THE WEATHER CHANNEL — This week’s storms in the South that killed at least three people and injured nearly 25 more highlight the dangers of being inside a mobile home or manufactured home during severe weather. Most of the homes destroyed in the storm were manufactured. And at least one of the deaths occurred in a manufactured home.

In fact, of the 104 tornado fatalities in 2021, 23 were in manufactured homes, according to NOAA’s Storm Prediction Center. In 2020, 39 of the 76 tornado deaths that year were in manufactured homes. Through Nov. 30 of this year, more than half of tornado deaths — 13 out of 22 — happened in manufactured homes. That's a lot, especially when you consider that only about 6% of the housing stock in the U.S. is made up of manufactured homes.

To really drive it home, the National Weather Service says you are 15-20% more likely to die in a manufactured home than a permanent home during severe weather.

The danger is magnified in the southeastern United States, according to Stephen Strader, an associate professor at Villanova University.

Strader specializes in what he calls "disaster geography," or studying the effects natural disasters like tornadoes have on society and our environment. Most of the manufactured homes in the Southeast exist outside of the typical mobile home parks you would see in other parts of the country.

“They're isolated on different plots of land by themselves or maybe with one or two other homes,” Strader said. “What that means is they're 20, 30 minutes away from the nearest shelter. So, if the (tornado) warning is 13 minutes away, and you're 20 minutes away from your shelter, it's the middle of the night. You have two kids, you have to get them out of bed. Your car may not want to start… (things) just start stacking up.”
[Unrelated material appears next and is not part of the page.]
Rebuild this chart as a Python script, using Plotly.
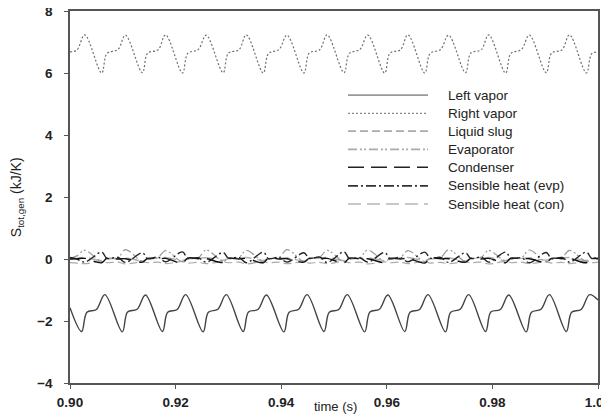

The NWS advises all residents of manufactured homes to leave and get to a sturdier location when severe weather is in the forecast.

Strader’s advice is a bit more specific.

“What I tell people to do is make sure you have a place to go when the tornado watch comes out,” he says.

Tornado watches usually give you a bigger lead time to get moving than the warning.

Strader acknowledges this is easier said than done for many residents of manufactured homes, but it could mean the difference between life and death.